Starr Bowen always has a good story, and it is often set near the water. There’s the time he worked as a ship’s carpenter during the Vietnam War, and the time he built a rowboat in North Carolina as a graduate student, and the years he spent honing his woodworking skills as a missionary in the Amazon. He’ll also offer detailed reflections on his family’s annual trip to the boundary waters of Ontario, Canada, where they sometimes test out new boat designs. Bowen, who grew up fishing on the rivers around Hurst, had an early fascination with adventurers like Lewis and Clark, Daniel Boone, and Davy Crockett. But it wasn’t until years later, while pursuing a Ph.D. in Scotland, that he decided to fully embrace this interest: in 1982 he took a break from reading up on German philosophy in the university library and spent the summer building a wooden canoe instead. He studied the work of canoe makers from the 1800’s, such as J. Henry Rushton, and once he was done with his vessel—a sixteen-foot-long canoe made of cedar—he tried it out on the waters of the North Sea. Since then, Bowen, who is now a pastor of First United Methodist Church and oversees congregations in Gordon and Santo, has made at least one canoe or kayak every year, working in the shop he set up in the church garage. “I don’t get much immediate satisfaction from my day job,” he says. “I have a master’s in counseling and a doctorate in theology, but not everyone I counsel changes their lives radically, even after hundreds of hours. Working with wood is also challenging, but at least when you’re done, you see a beautiful finished project. Building boats keeps me balanced.”

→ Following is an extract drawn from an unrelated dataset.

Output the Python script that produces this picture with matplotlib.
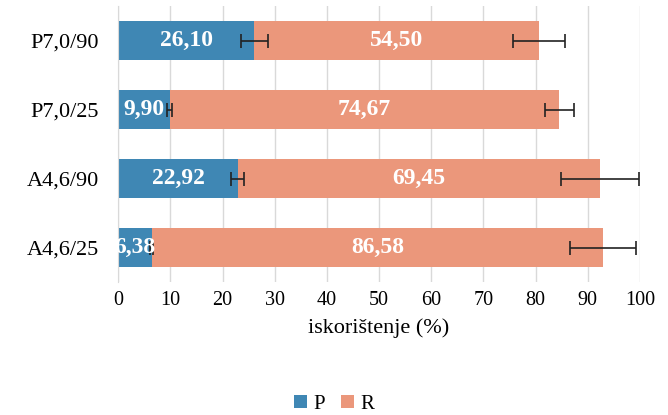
import matplotlib.pyplot as plt
import numpy as np

plt.rcParams['font.family'] = ['Liberation Serif', 'DejaVu Serif']

categories = ['P7,0/90', 'P7,0/25', 'A4,6/90', 'A4,6/25']
p_vals = [26.10, 9.90, 22.92, 6.38]
r_vals = [54.50, 74.67, 69.45, 86.58]
p_err = [2.6, 0.5, 1.25, 0.25]
r_err = [5.0, 2.8, 7.5, 6.3]

blue = '#3f87b4'
salmon = '#eb977b'

fig = plt.figure(figsize=(6.68, 4.15), dpi=100)
ax = fig.add_axes([0.177, 0.32, 0.781, 0.665])

y = np.arange(len(categories))[::-1]
h = 0.57
ekw = dict(ecolor='#222222', elinewidth=1.2, capsize=5, capthick=1.2)
ax.barh(y, p_vals, height=h, color=blue, xerr=p_err, error_kw=ekw, label='P', zorder=2)
ax.barh(y, r_vals, height=h, left=p_vals, color=salmon, xerr=r_err, error_kw=ekw,
        label='R', zorder=2)

for yi, p, r in zip(y, p_vals, r_vals):
    ax.text(p / 2, yi, f'{p:.2f}'.replace('.', ','), ha='center', va='center',
            color='white', fontsize=17, fontweight='bold', zorder=3)
    ax.text(p + r / 2, yi, f'{r:.2f}'.replace('.', ','), ha='center', va='center',
            color='white', fontsize=17, fontweight='bold', zorder=3)

ax.set_xlim(0, 100)
ax.set_ylim(-0.5, 3.5)
ax.set_xticks(np.arange(0, 101, 10))
ax.set_yticks(y)
ax.set_yticklabels(categories)
ax.tick_params(axis='x', length=0, labelsize=14.5, pad=6)
ax.tick_params(axis='y', length=0, labelsize=16, pad=14)
ax.grid(axis='x', color='#d9d9d9', linewidth=1, zorder=0)
for s in ['top', 'right', 'bottom']:
    ax.spines[s].set_visible(False)
ax.spines['left'].set_color('#d9d9d9')
ax.set_xlabel('iskorištenje (%)', fontsize=16, labelpad=6)

handles, labels = ax.get_legend_handles_labels()
fig.legend(handles, labels, loc='center', bbox_to_anchor=(0.5, 0.025), ncol=2,
           frameon=False, fontsize=15, handlelength=0.6, handleheight=0.6,
           handletextpad=0.3, columnspacing=0.8)

fig.savefig('out.png', dpi=100)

Bowen with a canoe awaiting its final sanding and varnish (boats start at $3,000).
Bowen with a canoe awaiting its final sanding and varnish (boats start at $3,000).Photograph by Jeff Wilson

Q&A With Starr Bowen

Wooden boats are uncommon these days. Why is that?

A wooden boat is a commitment, because you are always sanding or varnishing something. Wood contracts and expands, so whatever the boat’s coating is, it will develop cracks. You have to be constantly inspecting it.

How do you build one?

My first boats were based on designs by J. Henry Rushton; I eventually adapted those to create my own. You build the strong back first—the long bench the canoe sits on—and then you build the form station, which looks like the skeleton of a whale. I use a system called strip building, in which you tie strips together that are one inch wide and a quarter inch thick. They have to be glued together sideways to create the sheathing of the boat. Bottom strips are shiplapped, and then I coat them with fiberglass and epoxy resin, then add more than five coats of varnish for extra strength.

Sounds long and tedious. How many do you build a year?

Sometimes only one from start to finish, but I’ll refurbish several. Last year, I built one that is hanging in a dentist’s office; I think he thought it was too pretty to put in the water. I have another boat hanging in a bar and another in a jewelry store.

Where are your favorite places to canoe in Texas?

My father and I always fished on the Brazos when I was a kid—John Graves’s Goodbye to a River is one of my favorite books—and Caddo Lake.

I guess that explains the name Caddo Watershed? Because your shop is not near Caddo Lake at all.

Yes. I love the mystery of Caddo Lake. There are all kinds of alligators and critters; you never know what you might see. Caddo is the only natural lake in Texas, and I wanted to make boats that celebrated this history and honored the Caddo Indians it is named after. The “Watershed” part is a play on words—if you’re going to build a boat, it had better shed water!